Que se tenga que recurrir a la disolución del Congreso de la República no debería ser motivo de regocijo. En cualquier circunstancia, la utilización de esta figura supone un evento traumático con efectos difíciles de prever en el largo plazo.
En el caso concreto de la decisión del presidente Vizcarra, la situación se agrava por el hecho de que los argumentos jurídicos que la sustentaron son –a parecer de la mayoría de expertos– cuando menos bastante cuestionables. No vamos aquí a profundizar sobre la naturaleza jurídica de esta novedosa construcción llamada “denegatoria fáctica de la confianza”, pero ciertamente consideramos que su aplicación obliga a un sano escepticismo. Más aún, como se desprende de la entrevista concedida por el jefe del Estado a este Diario el último domingo, si ‘en los hechos’ la motivación de su determinación parece haber residido en el archivamiento del proyecto de adelanto de elecciones por el Congreso.
Una medida de tamaña trascendencia, pensamos, debiera ser inobjetable o cuasi impenetrable en cuanto a su fundamentación antes de ser adoptada, y si alcanzar ese grado de certidumbre no era posible lo responsable y democrático hubiera sido que el presidente recurriera al Tribunal Constitucional (TC) antes de disponer la disolución de un poder del Estado.
Un camino, cabe agregar, que tampoco fue considerado por la torpe mayoría parlamentaria al pretender suspender a Vizcarra ni por los protagonistas de la juramentación a Mercedes Araoz como presidenta encargada. Situaciones alejadas de cualquier atisbo de constitucionalidad que solo contribuyeron a exacerbar el clima de incertidumbre que vivió el país hace una semana.

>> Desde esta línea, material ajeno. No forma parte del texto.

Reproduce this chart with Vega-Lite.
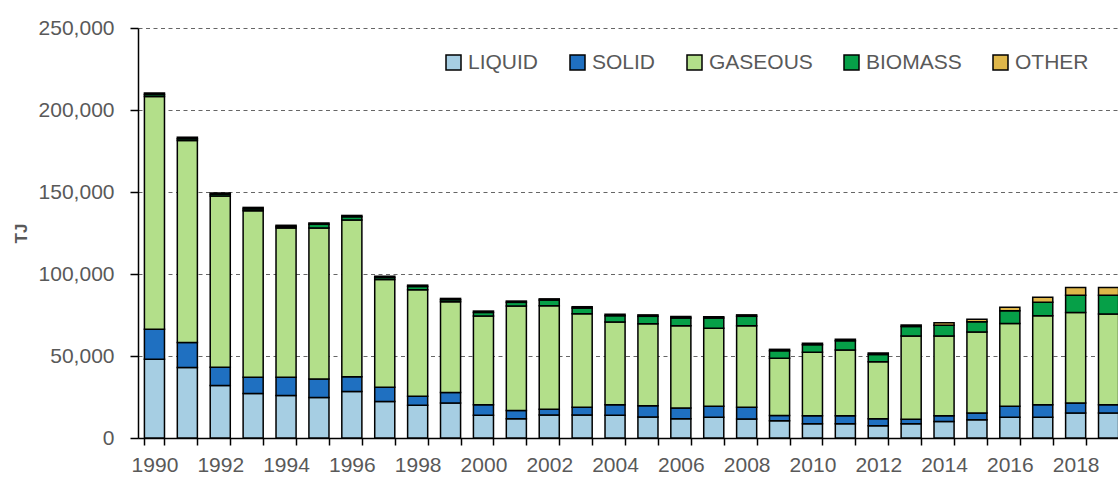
{
  "$schema": "https://vega.github.io/schema/vega-lite/v6.json",
  "width": 980,
  "height": 410,
  "autosize": "none",
  "padding": {"left": 138, "top": 28, "right": 0, "bottom": 42},
  "background": "white",
  "config": {"view": {"stroke": null}, "font": "Liberation Sans"},
  "data": {
    "values": [
      {"year": "1990", "LIQUID": 48000, "SOLID": 18300, "GASEOUS": 142000, "BIOMASS": 1100, "OTHER": 900},
      {"year": "1991", "LIQUID": 43000, "SOLID": 15200, "GASEOUS": 123200, "BIOMASS": 1100, "OTHER": 900},
      {"year": "1992", "LIQUID": 32000, "SOLID": 11200, "GASEOUS": 104400, "BIOMASS": 1000, "OTHER": 800},
      {"year": "1993", "LIQUID": 27200, "SOLID": 9900, "GASEOUS": 101500, "BIOMASS": 1100, "OTHER": 900},
      {"year": "1994", "LIQUID": 25900, "SOLID": 11200, "GASEOUS": 91000, "BIOMASS": 900, "OTHER": 700},
      {"year": "1995", "LIQUID": 24700, "SOLID": 11200, "GASEOUS": 92200, "BIOMASS": 2200, "OTHER": 800},
      {"year": "1996", "LIQUID": 28400, "SOLID": 8900, "GASEOUS": 95600, "BIOMASS": 2000, "OTHER": 800},
      {"year": "1997", "LIQUID": 22300, "SOLID": 8700, "GASEOUS": 65700, "BIOMASS": 1200, "OTHER": 800},
      {"year": "1998", "LIQUID": 19900, "SOLID": 5500, "GASEOUS": 65000, "BIOMASS": 2000, "OTHER": 800},
      {"year": "1999", "LIQUID": 21300, "SOLID": 6500, "GASEOUS": 55300, "BIOMASS": 1200, "OTHER": 800},
      {"year": "2000", "LIQUID": 13800, "SOLID": 6500, "GASEOUS": 54100, "BIOMASS": 2200, "OTHER": 800},
      {"year": "2001", "LIQUID": 11800, "SOLID": 4900, "GASEOUS": 63800, "BIOMASS": 2200, "OTHER": 800},
      {"year": "2002", "LIQUID": 14000, "SOLID": 3600, "GASEOUS": 63000, "BIOMASS": 3500, "OTHER": 750},
      {"year": "2003", "LIQUID": 14000, "SOLID": 4700, "GASEOUS": 57100, "BIOMASS": 3400, "OTHER": 850},
      {"year": "2004", "LIQUID": 13800, "SOLID": 6500, "GASEOUS": 50500, "BIOMASS": 3800, "OTHER": 860},
      {"year": "2005", "LIQUID": 12800, "SOLID": 6900, "GASEOUS": 49900, "BIOMASS": 4600, "OTHER": 870},
      {"year": "2006", "LIQUID": 11800, "SOLID": 6500, "GASEOUS": 50100, "BIOMASS": 4800, "OTHER": 880},
      {"year": "2007", "LIQUID": 12600, "SOLID": 6700, "GASEOUS": 47600, "BIOMASS": 6200, "OTHER": 890},
      {"year": "2008", "LIQUID": 11600, "SOLID": 7100, "GASEOUS": 49700, "BIOMASS": 5800, "OTHER": 890},
      {"year": "2009", "LIQUID": 10500, "SOLID": 3200, "GASEOUS": 34900, "BIOMASS": 4600, "OTHER": 870},
      {"year": "2010", "LIQUID": 8700, "SOLID": 4900, "GASEOUS": 38700, "BIOMASS": 4600, "OTHER": 870},
      {"year": "2011", "LIQUID": 8700, "SOLID": 4900, "GASEOUS": 40100, "BIOMASS": 5600, "OTHER": 890},
      {"year": "2012", "LIQUID": 7500, "SOLID": 4300, "GASEOUS": 34700, "BIOMASS": 4400, "OTHER": 870},
      {"year": "2013", "LIQUID": 8700, "SOLID": 2800, "GASEOUS": 50700, "BIOMASS": 5800, "OTHER": 890},
      {"year": "2014", "LIQUID": 10100, "SOLID": 3500, "GASEOUS": 48600, "BIOMASS": 6600, "OTHER": 1500},
      {"year": "2015", "LIQUID": 11200, "SOLID": 4000, "GASEOUS": 49500, "BIOMASS": 6200, "OTHER": 1500},
      {"year": "2016", "LIQUID": 12600, "SOLID": 6700, "GASEOUS": 50500, "BIOMASS": 7800, "OTHER": 2100},
      {"year": "2017", "LIQUID": 12600, "SOLID": 7700, "GASEOUS": 54300, "BIOMASS": 8150, "OTHER": 3000},
      {"year": "2018", "LIQUID": 15200, "SOLID": 6100, "GASEOUS": 55300, "BIOMASS": 10500, "OTHER": 4700},
      {"year": "2019", "LIQUID": 15200, "SOLID": 5100, "GASEOUS": 55300, "BIOMASS": 11500, "OTHER": 4700}
    ]
  },
  "transform": [
    {"fold": ["LIQUID", "SOLID", "GASEOUS", "BIOMASS", "OTHER"], "as": ["fuel", "tj"]},
    {"calculate": "indexof(['LIQUID','SOLID','GASEOUS','BIOMASS','OTHER'], datum.fuel)", "as": "rank"}
  ],
  "mark": {"type": "bar", "stroke": "black", "strokeWidth": 1.5},
  "encoding": {
    "x": {
      "field": "year",
      "type": "ordinal",
      "scale": {"range": [0, 987], "paddingInner": 0.39, "paddingOuter": 0.195},
      "axis": {
        "title": null,
        "labelAngle": 0,
        "labelExpr": "toNumber(datum.value) % 2 == 0 ? datum.label : ''",
        "tickBand": "extent",
        "domainColor": "black",
        "domainWidth": 1.5,
        "tickColor": "black",
        "tickWidth": 1.5,
        "tickSize": 7,
        "labelPadding": 9,
        "labelFontSize": 21,
        "labelColor": "#595959",
        "labelFont": "Liberation Sans"
      }
    },
    "y": {
      "field": "tj",
      "type": "quantitative",
      "stack": "zero",
      "scale": {"domain": [0, 250000], "nice": false},
      "axis": {
        "title": "TJ",
        "titleFontSize": 17,
        "titleFontWeight": "bold",
        "titleColor": "#595959",
        "titlePadding": 8,
        "values": [0, 50000, 100000, 150000, 200000, 250000],
        "format": ",.0f",
        "domainColor": "black",
        "domainWidth": 1.5,
        "tickColor": "black",
        "tickWidth": 1.5,
        "tickSize": 8,
        "labelPadding": 16,
        "labelFontSize": 21,
        "labelColor": "#595959",
        "grid": true,
        "gridDash": [4, 3.5],
        "gridColor": "#666666",
        "gridWidth": 1.2
      }
    },
    "color": {
      "field": "fuel",
      "type": "nominal",
      "scale": {
        "domain": ["LIQUID", "SOLID", "GASEOUS", "BIOMASS", "OTHER"],
        "range": ["#a6cee3", "#1f70c1", "#b3df8a", "#06a048", "#dfb74a"]
      },
      "legend": {
        "title": null,
        "orient": "none",
        "direction": "horizontal",
        "legendX": 305,
        "legendY": 24,
        "symbolType": "square",
        "symbolSize": 225,
        "symbolStrokeColor": "black",
        "symbolStrokeWidth": 1.5,
        "symbolOpacity": 1,
        "labelFontSize": 21,
        "labelColor": "#595959",
        "labelOffset": 4,
        "columnPadding": 28,
        "padding": 0
      }
    },
    "order": {"field": "rank", "type": "quantitative", "sort": "ascending"}
  }
}
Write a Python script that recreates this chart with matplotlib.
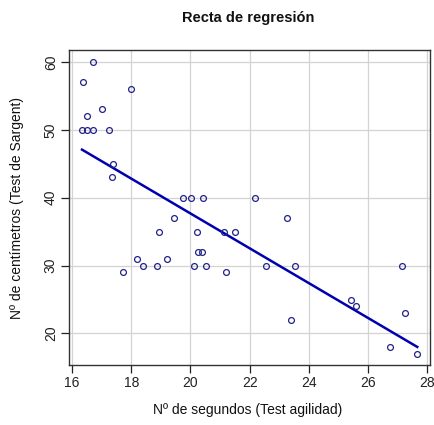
import numpy as np
import matplotlib
matplotlib.use("Agg")
import matplotlib.pyplot as plt

plt.rcParams['font.family'] = ['Liberation Sans', 'DejaVu Sans']

segundos = [16.70, 16.37, 18.00, 17.01, 16.52, 16.34, 16.52, 16.72, 17.24, 17.40,
            17.34, 19.76, 20.02, 20.44, 22.18, 19.45, 23.27, 18.94, 20.22, 21.15,
            21.51, 20.27, 20.40, 18.19, 19.22, 18.41, 18.86, 20.11, 20.54, 22.56,
            23.52, 27.13, 17.72, 21.21, 25.41, 25.59, 27.23, 23.39, 26.73, 27.66]
centimetros = [60, 57, 56, 53, 52, 50, 50, 50, 50, 45,
               43, 40, 40, 40, 40, 37, 37, 35, 35, 35,
               35, 32, 32, 31, 31, 30, 30, 30, 30, 30,
               30, 30, 29, 29, 25, 24, 23, 22, 18, 17]
x_ticks = [16, 18, 20, 22, 24, 26, 28]
y_ticks = [20, 30, 40, 50, 60]

x = np.array(segundos)
y = np.array(centimetros)
b, a = np.polyfit(x, y, 1)
order = np.argsort(x)

fig = plt.figure(figsize=(4.35, 4.25), dpi=100)
ax = fig.add_axes([69/435, 60/425, 361/435, 315/425])

for t in x_ticks:
    ax.axvline(t, color='#d3d3d3', lw=0.9, zorder=0)
for t in y_ticks:
    ax.axhline(t, color='#d3d3d3', lw=0.9, zorder=0)

ax.plot(x, y, 'o', mfc='none', mec='#22228a', ms=4.2, mew=0.9, zorder=3)
ax.plot(x[order], a + b * x[order], color='#0000b0', lw=1.8, zorder=2)

ax.set_xlim(15.90, 28.09)
ax.set_ylim(15.36, 61.75)
ax.set_xticks(x_ticks)
ax.set_yticks(y_ticks)
ax.tick_params(direction='out', length=6, width=0.9, labelsize=10, colors='#222222', pad=2)
for lab in ax.get_yticklabels():
    lab.set_rotation(90)
    lab.set_va('center')
for s in ax.spines.values():
    s.set_color('#333333')
    s.set_linewidth(1.0)

fig.text(248/435, 1 - 410/425, 'Nº de segundos (Test agilidad)', ha='center', va='center',
         fontsize=10, color='#111111')
fig.text(17/435, 1 - 208/425, 'Nº de centímetros (Test de Sargent)', ha='center', va='center',
         fontsize=10, rotation=90, color='#111111')
fig.text(248/435, 1 - 18/425, 'Recta de regresión', ha='center', va='center',
         fontsize=10.5, fontweight='bold', color='#111111')

fig.savefig('out.png', dpi=100)
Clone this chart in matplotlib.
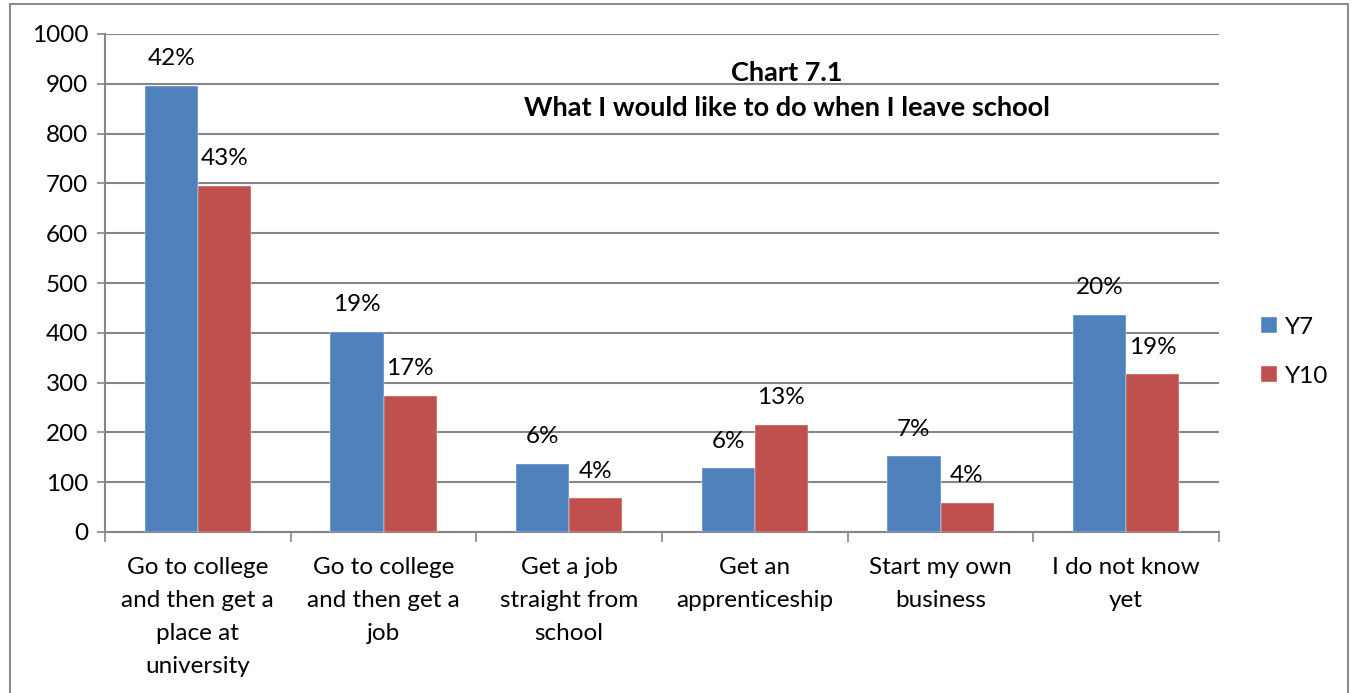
import numpy as np
import matplotlib
matplotlib.use('Agg')
import matplotlib.pyplot as plt
from matplotlib.patches import Rectangle

# Survey counts per destination, with each bar's share of its year group
categories = [
    'Go to college\nand then get a\nplace at\nuniversity',
    'Go to college\nand then get a\njob',
    'Get a job\nstraight from\nschool',
    'Get an\napprenticeship',
    'Start my own\nbusiness',
    'I do not know\nyet',
]
y7_counts = [896, 402, 137, 128, 152, 436]
y10_counts = [695, 274, 68, 215, 59, 317]
y7_pct = ['42%', '19%', '6%', '6%', '7%', '20%']
y10_pct = ['43%', '17%', '4%', '13%', '4%', '19%']
y_ticks = list(range(0, 1001, 100))

BLUE = '#4f81bd'
RED = '#c0504d'
GRID = '#868686'
FS = 17.5

plt.rcParams['font.family'] = ['Lato', 'DejaVu Sans']

W, H = 1355, 693
fig = plt.figure(figsize=(W / 100, H / 100), dpi=100)

# outer chart frame
fig.patches.append(Rectangle((10 / W, -0.05), 1338 / W, 1.05 - 4 / H,
                             transform=fig.transFigure, fill=False,
                             edgecolor='#8c8c8c', linewidth=1.5))

ax = fig.add_axes([105 / W, (H - 532) / H, (1219 - 105) / W, (532 - 34) / H])

x = np.arange(len(categories))
w = 1 / 3.5
b1 = ax.bar(x - w / 2, y7_counts, w, color=BLUE, label='Y7', zorder=3,
            edgecolor='white', linewidth=0.3)
b2 = ax.bar(x + w / 2, y10_counts, w, color=RED, label='Y10', zorder=3,
            edgecolor='white', linewidth=0.3)

for bars, labels in [(b1, y7_pct), (b2, y10_pct)]:
    for bar, lab in zip(bars, labels):
        ax.annotate(lab, (bar.get_x() + bar.get_width() / 2, bar.get_height()),
                    xytext=(0, 19.5), textcoords='offset points',
                    ha='center', va='center', fontsize=FS, color='black')

ax.set_xlim(-0.5, len(categories) - 0.5)
ax.set_ylim(0, 1000)
ax.set_yticks(y_ticks)
ax.yaxis.grid(True, color=GRID, linewidth=1.5, zorder=0)
ax.tick_params(axis='y', length=6, width=1.2, color=GRID, labelsize=FS,
               pad=6)

# category boundaries carry the x tick marks, labels sit at centres
ax.set_xticks(np.arange(len(categories) + 1) - 0.5)
ax.set_xticklabels([])
ax.tick_params(axis='x', length=7, width=1.2, color=GRID)
ax.set_xticks(x, minor=True)
ax.set_xticklabels(categories, minor=True, fontsize=FS, linespacing=1.7)
ax.tick_params(axis='x', which='minor', length=0, pad=18)

for side in ['top', 'right']:
    ax.spines[side].set_visible(False)
for side in ['left', 'bottom']:
    ax.spines[side].set_color(GRID)
    ax.spines[side].set_linewidth(1.5)

fig.text(787 / W, 1 - 73 / H, 'Chart 7.1', ha='center', va='center',
         fontsize=19.5, fontweight='bold')
fig.text(787 / W, 1 - 108 / H, 'What I would like to do when I leave school',
         ha='center', va='center', fontsize=19.5, fontweight='bold')

ax.legend(loc='center left', bbox_to_anchor=(1.018, 0.362), frameon=False,
          fontsize=FS, handlelength=0.65, handleheight=0.65,
          handletextpad=0.35, labelspacing=1.15)

fig.savefig('out.png', dpi=100)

Si bien es lamentable que la vía institucional no haya sido la elegida por ninguno de los poderes en conflicto cuando más lo demandaba la coyuntura, es un pequeño consuelo ver que tanto el presidente Vizcarra como la Comisión Permanente reconocen en el TC la instancia en la que sus diferencias deberán ser finalmente dirimidas.
El rol del TC es en este contexto vital para poner fin en el más corto plazo a la crisis que ha enfrentado al Legislativo y al Ejecutivo. Sus miembros deberán pronunciarse sobre la elección del abogado Gonzalo Ortiz de Zevallos como parte del colegiado y sobre la contienda competencial mediante la cual la Comisión Permanente busca que se declare inconstitucional la disolución del Congreso. En lo que respecta a esta última controversia, sería saludable que el TC se pronuncie sobre el fondo del asunto. Negar a la Comisión Permanente capacidad para plantear la demanda competencial parece un exceso formalista en medio de una disolución del Congreso que se sostiene más en el fondo que en la forma.
Con esta responsabilidad en sus manos, la conducta de los integrantes del TC debe ser intachable. Sorprenden en ese sentido las recientes declaraciones otorgadas por distintos magistrados a los medios de comunicación respecto de estos asuntos. Es necesario preservar la legitimidad del TC. Los miembros del TC deberían ser los primeros en entenderlo.